Records with drawing code
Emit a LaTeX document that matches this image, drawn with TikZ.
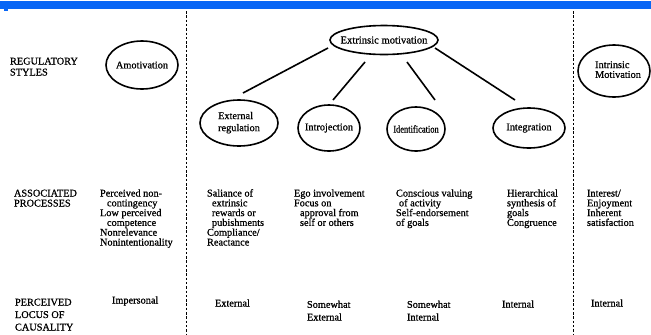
\documentclass[tikz,border=0pt]{standalone}
\usepackage{fontspec}
\usepackage{graphicx}
\setmainfont{Liberation Serif}[FakeBold=0.8]
\usetikzlibrary{shapes.geometric}
\definecolor{barblue}{RGB}{8,102,245}
\begin{document}
\begin{tikzpicture}[x=1bp,y=-1bp,
  every node/.style={font=\fontsize{10.3bp}{9.8bp}\selectfont, inner sep=0pt, outer sep=0pt},
  oval/.style={draw, ellipse, line width=1.6bp},
  conn/.style={line width=1.6bp},
  divider/.style={line width=1bp, dash pattern=on 2.5bp off 1.8bp},
  txt/.style={anchor=base west, align=left},
]
\useasboundingbox (0,0) rectangle (651,334);
\fill[barblue] (0,1) rectangle (651,9);
\fill[barblue] (4,9) rectangle (8,11);

% dividers
\coordinate (d1t) at (186,11); \coordinate (d1b) at (186,334);
\coordinate (d2t) at (573,11); \coordinate (d2b) at (573,334);
\draw[divider] (d1t) -- (d1b);
\draw[divider] (d2t) -- (d2b);

% row labels (anchor at baseline of last line)
\node[txt] (lreg) at (10,75.5) {REGULATORY\\[1.2bp]STYLES};
\node[txt] (lass) at (14,206.5) {ASSOCIATED\\[0.2bp]PROCESSES};
\node[txt] (lloc) at (15,330.5) {PERCEIVED\\[2.7bp]LOCUS OF\\[2.7bp]CAUSALITY};

% ellipses
\node[oval, minimum width=72bp, minimum height=48bp] (amot) at (142,65) {\makebox[0pt]{Amotivation}};
\node[oval, minimum width=108bp, minimum height=29bp] (em) at (384,40) {\makebox[0pt]{\fontsize{10.6bp}{10bp}\selectfont Extrinsic motivation}};
\node[oval, minimum width=78bp, minimum height=46bp] (ext) at (239,123)
  {\makebox[0pt]{\begin{tabular}{@{}l@{}}External\\[2bp]regulation\end{tabular}}};
\node[oval, minimum width=62bp, minimum height=46bp] (intro) at (329,128) {\makebox[0pt]{Introjection}};
\node[oval, minimum width=58bp, minimum height=44bp] (ident) at (416,129) {\makebox[0pt]{\scalebox{0.82}[1]{Identification}}};
\node[oval, minimum width=72bp, minimum height=40bp] (integ) at (529,128) {\makebox[0pt]{Integration}};
\node[oval, minimum width=72bp, minimum height=52bp] (intr) at (614,71)
  {\makebox[0pt]{\hspace*{8bp}\begin{tabular}{@{}l@{}}Intrinsic\\Motivation\end{tabular}}};

% connectors
\draw[conn] ([shift={(-56,8)}]em.center) -- ([shift={(4,-30)}]ext.center);
\draw[conn] ([shift={(-19,22)}]em.center) -- ([shift={(4,-28)}]intro.center);
\draw[conn] ([shift={(23,22)}]em.center) -- ([shift={(19,-29)}]ident.center);
\draw[conn] ([shift={(51,8)}]em.center) -- ([shift={(-14,-28)}]integ.center);

% associated processes
\node[txt] (pa) at (100,245.5) {Perceived non-\\\hspace*{7bp}contingency\\Low perceived\\\hspace*{7bp}competence\\Nonrelevance\\Nonintentionality};
\node[txt] (pb) at (207,245.5) {Saliance of\\\hspace*{5bp}extrinsic\\\hspace*{5bp}rewards or\\\hspace*{5bp}pubishments\\Compliance/\\Reactance};
\node[txt] (pc) at (294,225.9) {Ego involvement\\Focus on\\\hspace*{6bp}approval from\\\hspace*{6bp}self or others};
\node[txt] (pd) at (396,225.9) {Conscious valuing\\\hspace*{3bp}of activity\\Self-endorsement\\of goals};
\node[txt] (pe) at (507,225.9) {Hierarchical\\synthesis of\\goals\\Congruence};
\node[txt] (pf) at (587,225.9) {Interest/\\Enjoyment\\Inherent\\satisfaction};

% locus of causality
\node[txt] (ca) at (112,303.5) {Impersonal};
\node[txt] (cb) at (215,306.5) {External};
\node[txt] (cc) at (307,320.5) {Somewhat\\[2.9bp]External};
\node[txt] (cd) at (407,320.5) {Somewhat\\[2.9bp]Internal};
\node[txt] (ce) at (502,307.5) {Internal};
\node[txt] (cf) at (591,306.5) {Internal};
\end{tikzpicture}
\end{document}
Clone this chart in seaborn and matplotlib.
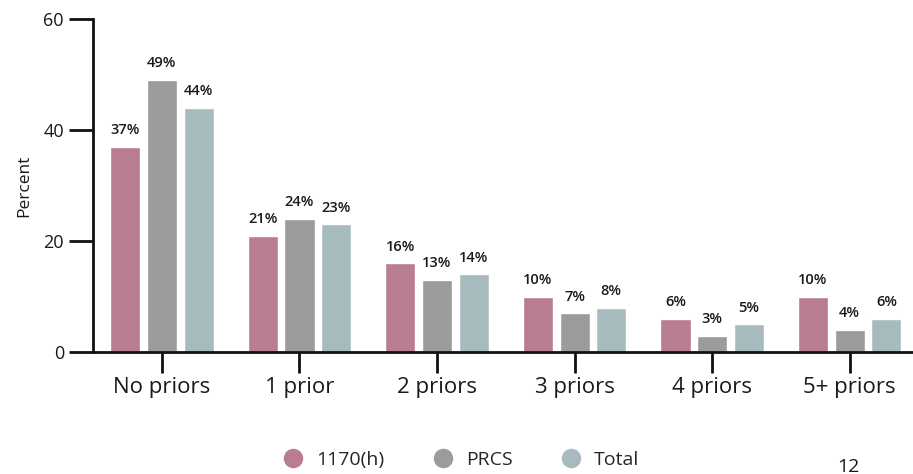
import numpy as np
import pandas as pd
import matplotlib
matplotlib.use("Agg")
import matplotlib.pyplot as plt
import seaborn as sns
from matplotlib.lines import Line2D

# ============================================================
# Data
# ============================================================

categories = ["No priors", "1 prior", "2 priors", "3 priors", "4 priors", "5+ priors"]
series_names = ["1170(h)", "PRCS", "Total"]
vals_1170h = [37, 21, 16, 10, 6, 10]
vals_prcs = [49, 24, 13, 7, 3, 4]
vals_total = [44, 23, 14, 8, 5, 6]
y_ticks = [0, 20, 40, 60]

colors = ["#b87d90", "#9b9b9b", "#a7bbbf"]

df = pd.DataFrame({
    "Category": categories * 3,
    "Group": [s for s in series_names for _ in categories],
    "Percent": vals_1170h + vals_prcs + vals_total,
})

# ============================================================
# Plot
# ============================================================

sns.set_style("white")
plt.rcParams["font.family"] = ["Open Sans", "DejaVu Sans"]

fig = plt.figure(figsize=(9.13, 4.74), dpi=100)
ax = fig.add_axes([0.102, 0.257, 0.898, 0.703])

sns.barplot(
    data=df, x="Category", y="Percent", hue="Group",
    order=categories, hue_order=series_names,
    palette=colors, width=0.8, gap=0.18, saturation=1,
    legend=False, ax=ax,
)

for cont in ax.containers:
    ax.bar_label(cont, fmt="%d%%", padding=7, fontsize=10.5,
                 fontweight="semibold", color="#1a1a1a")

ax.set_ylim(0, 60)
ax.set_xlim(-0.5, 5.46)
ax.set_yticks(y_ticks)
ax.set_xlabel("")
ax.set_ylabel("Percent", fontsize=12.5, color="#1a1a1a", labelpad=8)

sns.despine(ax=ax, top=True, right=True)
for side in ["left", "bottom"]:
    ax.spines[side].set_linewidth(2)
    ax.spines[side].set_color("#111111")

ax.tick_params(axis="y", left=True, direction="out", length=17, width=2,
               labelsize=13, colors="#111111", pad=4)
ax.tick_params(axis="x", bottom=True, direction="out", length=15, width=2,
               labelsize=16, colors="#111111", pad=3)
for lbl in ax.get_xticklabels() + ax.get_yticklabels():
    lbl.set_color("#1a1a1a")

# ============================================================
# Legend
# ============================================================

handles = [
    Line2D([0], [0], marker="o", linestyle="", markersize=13,
           markerfacecolor=c, markeredgecolor=c)
    for c in colors
]
fig.legend(handles, series_names, loc="center", bbox_to_anchor=(0.5, 0.03),
           ncol=3, frameon=False, fontsize=14, handletextpad=0.2,
           columnspacing=2.0)

fig.text(0.917, 0.005, "12", fontsize=14, color="#1a1a1a")

plt.savefig("out.png", dpi=100)
plt.close()
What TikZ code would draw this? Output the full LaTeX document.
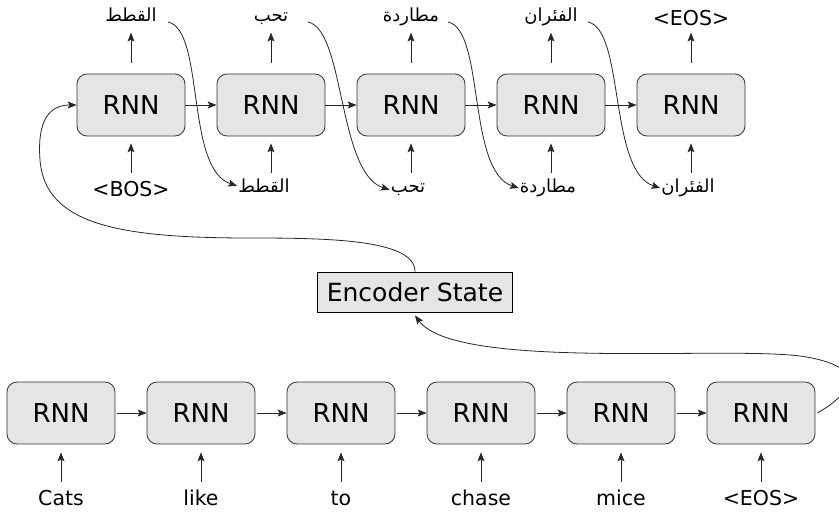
\documentclass[tikz,border=0pt]{standalone}
\usepackage{fontspec}
\setmainfont{DejaVu Sans}
\newfontfamily\arabicfont[Script=Arabic]{DejaVu Sans}
\TeXXeTstate=1
\usetikzlibrary{arrows.meta,calc}

\begin{document}
\begin{tikzpicture}[x=1pt,y=-1pt,
  rnn/.style={draw=black!80, fill=black!10, rounded corners=10pt,
    minimum width=108pt, minimum height=62pt, inner sep=0pt,
    line width=0.8pt, font=\fontsize{26}{30}\selectfont},
  state/.style={draw=black, fill=black!10, minimum width=195pt,
    minimum height=40pt, inner sep=0pt, line width=0.8pt,
    font=\fontsize{25}{30}\selectfont},
  tok/.style={anchor=base, inner sep=0pt, font=\fontsize{20.5}{24}\selectfont},
  artok/.style={anchor=base, inner sep=0pt, font=\fontsize{18}{21}\arabicfont},
  link/.style={-{Stealth[length=9pt,width=7pt,inset=2pt]},
    line width=0.8pt, draw=black!85},
]
\useasboundingbox (0,0) rectangle (839,513);

% decoder row
\foreach \i in {1,...,5}
  \node[rnn] (d\i) at ({131+140*(\i-1)},105) {RNN};

% encoder row
\foreach \i in {1,...,6}
  \node[rnn] (e\i) at ({61+140*(\i-1)},413) {RNN};

\node[state] (enc) at (415,292) {Encoder State};

% decoder outputs
\node[artok] (o1) at (131,22) {\beginR القطط\endR};
\node[artok] (o2) at (271,22) {\beginR تحب\endR};
\node[artok] (o3) at (411,22) {\beginR مطاردة\endR};
\node[artok] (o4) at (551,22) {\beginR الفئران\endR};
\node[tok]   (o5) at (691,26) {<EOS>};

% decoder inputs
\node[tok]   (i1) at (131,197) {<BOS>};
\node[artok] (i2) at (264,193) {\beginR القطط\endR};
\node[artok] (i3) at (408,193) {\beginR تحب\endR};
\node[artok] (i4) at (548,193) {\beginR مطاردة\endR};
\node[artok] (i5) at (688,193) {\beginR الفئران\endR};

% encoder inputs
\node[tok] (w1) at (61,505)  {Cats};
\node[tok] (w2) at (201,505) {like};
\node[tok] (w3) at (341,505) {to};
\node[tok] (w4) at (481,505) {chase};
\node[tok] (w5) at (621,505) {mice};
\node[tok] (w6) at (761,505) {<EOS>};

% recurrent links
\foreach \i/\j in {1/2,2/3,3/4,4/5}
  \draw[link] (d\i.east) -- (d\j.west);
\foreach \i/\j in {1/2,2/3,3/4,4/5,5/6}
  \draw[link, shorten <=2pt] (e\i.east) -- (e\j.west);

% vertical arrows
\foreach \i in {1,...,5}{
  \draw[link] ([yshift=11pt]d\i.north) -- ([yshift=41pt]d\i.north);
  \draw[link] ([yshift=-37pt]d\i.south) -- ([yshift=-7pt]d\i.south);
}
\foreach \i in {1,...,6}
  \draw[link] ([yshift=-38pt]e\i.south) -- ([yshift=-8pt]e\i.south);

% each output is fed back as the next input
\foreach \i/\j in {1/2,2/3,3/4,4/5}{
  \coordinate (f\i) at ($(d\i.center)+(37,-83)$);
  \draw[link, shorten >=1pt] (f\i) .. controls +(37,8) and +(-53,-17) .. (i\j.west);
}

% encoder state handed to the decoder
\draw[link] (enc.north) .. controls +(0,-32) and +(80,0) .. (250,238)
  .. controls +(-130,0) and +(5,65) .. (40,160)
  .. controls +(-3,-40) and +(-27,0) .. (d1.west);

% last encoder step produces the state
\draw[link] ([xshift=2pt]e6.east) .. controls +(35,-20) and +(70,10) .. (800,356)
  .. controls +(-80,-10) and +(40,55) .. ([yshift=-3pt]enc.south);
\end{tikzpicture}
\end{document}
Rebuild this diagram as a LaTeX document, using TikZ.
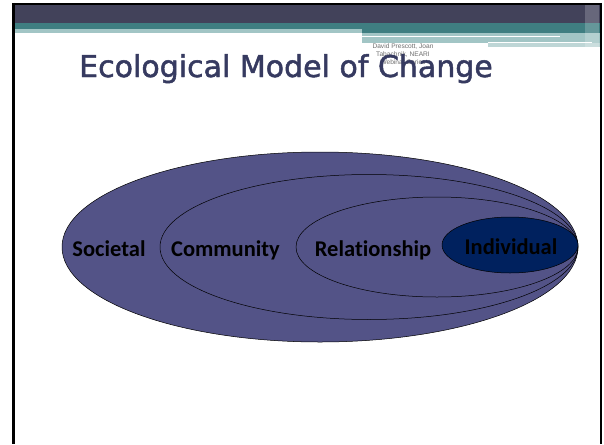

▶ Written request: Repeat the listing above exactly from its first line to the line containing "(d2t) -- (d2b);", both included, and omit the pictures.

▶ Solution:
Emit a LaTeX document that matches this image, drawn with TikZ.
\documentclass[tikz,border=0pt]{standalone}
\usepackage{fontspec}
\usepackage{graphicx}
\setmainfont{Liberation Serif}[FakeBold=0.8]
\usetikzlibrary{shapes.geometric}
\definecolor{barblue}{RGB}{8,102,245}
\begin{document}
\begin{tikzpicture}[x=1bp,y=-1bp,
  every node/.style={font=\fontsize{10.3bp}{9.8bp}\selectfont, inner sep=0pt, outer sep=0pt},
  oval/.style={draw, ellipse, line width=1.6bp},
  conn/.style={line width=1.6bp},
  divider/.style={line width=1bp, dash pattern=on 2.5bp off 1.8bp},
  txt/.style={anchor=base west, align=left},
]
\useasboundingbox (0,0) rectangle (651,334);
\fill[barblue] (0,1) rectangle (651,9);
\fill[barblue] (4,9) rectangle (8,11);

% dividers
\coordinate (d1t) at (186,11); \coordinate (d1b) at (186,334);
\coordinate (d2t) at (573,11); \coordinate (d2b) at (573,334);
\draw[divider] (d1t) -- (d1b);
\draw[divider] (d2t) -- (d2b);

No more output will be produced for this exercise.